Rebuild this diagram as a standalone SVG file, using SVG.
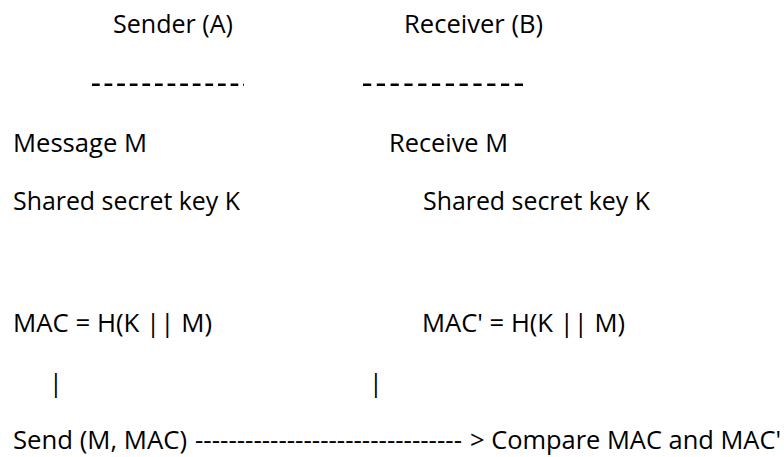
<svg xmlns="http://www.w3.org/2000/svg" width="784" height="457" viewBox="0 0 784 457">
  <style>
    text { font-family: "Open Sans", "Liberation Sans", sans-serif; font-size: 25px; fill: #000; }
    .rule { stroke: #000; stroke-width: 2.4; fill: none; }
  </style>
  <rect x="0" y="0" width="784" height="457" fill="#fff"/>
  <g id="sender">
    <text x="113" y="33" textLength="120" lengthAdjust="spacingAndGlyphs">Sender (A)</text>
    <line class="rule" x1="92" y1="84.7" x2="244" y2="84.7" stroke-dasharray="7.7 4.9"/>
    <text x="13" y="152" textLength="134" lengthAdjust="spacingAndGlyphs">Message M</text>
    <text x="13" y="210" textLength="227" lengthAdjust="spacingAndGlyphs">Shared secret key K</text>
    <text x="13" y="332" textLength="199" lengthAdjust="spacingAndGlyphs">MAC = H(K || M)</text>
  </g>
  <g id="receiver">
    <text x="404" y="33" textLength="139" lengthAdjust="spacingAndGlyphs">Receiver (B)</text>
    <line class="rule" x1="363" y1="84.7" x2="525" y2="84.7" stroke-dasharray="8.2 5.6"/>
    <text x="389" y="152" textLength="119" lengthAdjust="spacingAndGlyphs">Receive M</text>
    <text x="423" y="210" textLength="227" lengthAdjust="spacingAndGlyphs">Shared secret key K</text>
    <text x="422" y="332" textLength="203" lengthAdjust="spacingAndGlyphs">MAC' = H(K || M)</text>
  </g>
  <g id="connectors">
    <text x="49" y="392">|</text>
    <text x="369" y="392">|</text>
  </g>
  <g id="exchange">
    <text y="449"><tspan x="13" textLength="174" lengthAdjust="spacingAndGlyphs">Send (M, MAC)</tspan><tspan x="195" textLength="267" lengthAdjust="spacingAndGlyphs">--------------------------------</tspan><tspan x="470" textLength="311" lengthAdjust="spacingAndGlyphs">&gt; Compare MAC and MAC'</tspan></text>
  </g>
</svg>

== Exercise details ==
Return the listing above unchanged, apart from dropping its pictures.

== Correct answer ==
Rebuild this diagram as a standalone SVG file, using SVG.
<svg xmlns="http://www.w3.org/2000/svg" width="784" height="457" viewBox="0 0 784 457">
  <style>
    text { font-family: "Open Sans", "Liberation Sans", sans-serif; font-size: 25px; fill: #000; }
    .rule { stroke: #000; stroke-width: 2.4; fill: none; }
  </style>
  <rect x="0" y="0" width="784" height="457" fill="#fff"/>
  <g id="sender">
    <text x="113" y="33" textLength="120" lengthAdjust="spacingAndGlyphs">Sender (A)</text>
    <line class="rule" x1="92" y1="84.7" x2="244" y2="84.7" stroke-dasharray="7.7 4.9"/>
    <text x="13" y="152" textLength="134" lengthAdjust="spacingAndGlyphs">Message M</text>
    <text x="13" y="210" textLength="227" lengthAdjust="spacingAndGlyphs">Shared secret key K</text>
    <text x="13" y="332" textLength="199" lengthAdjust="spacingAndGlyphs">MAC = H(K || M)</text>
  </g>
  <g id="receiver">
    <text x="404" y="33" textLength="139" lengthAdjust="spacingAndGlyphs">Receiver (B)</text>
    <line class="rule" x1="363" y1="84.7" x2="525" y2="84.7" stroke-dasharray="8.2 5.6"/>
    <text x="389" y="152" textLength="119" lengthAdjust="spacingAndGlyphs">Receive M</text>
    <text x="423" y="210" textLength="227" lengthAdjust="spacingAndGlyphs">Shared secret key K</text>
    <text x="422" y="332" textLength="203" lengthAdjust="spacingAndGlyphs">MAC' = H(K || M)</text>
  </g>
  <g id="connectors">
    <text x="49" y="392">|</text>
    <text x="369" y="392">|</text>
  </g>
  <g id="exchange">
    <text y="449"><tspan x="13" textLength="174" lengthAdjust="spacingAndGlyphs">Send (M, MAC)</tspan><tspan x="195" textLength="267" lengthAdjust="spacingAndGlyphs">--------------------------------</tspan><tspan x="470" textLength="311" lengthAdjust="spacingAndGlyphs">&gt; Compare MAC and MAC'</tspan></text>
  </g>
</svg>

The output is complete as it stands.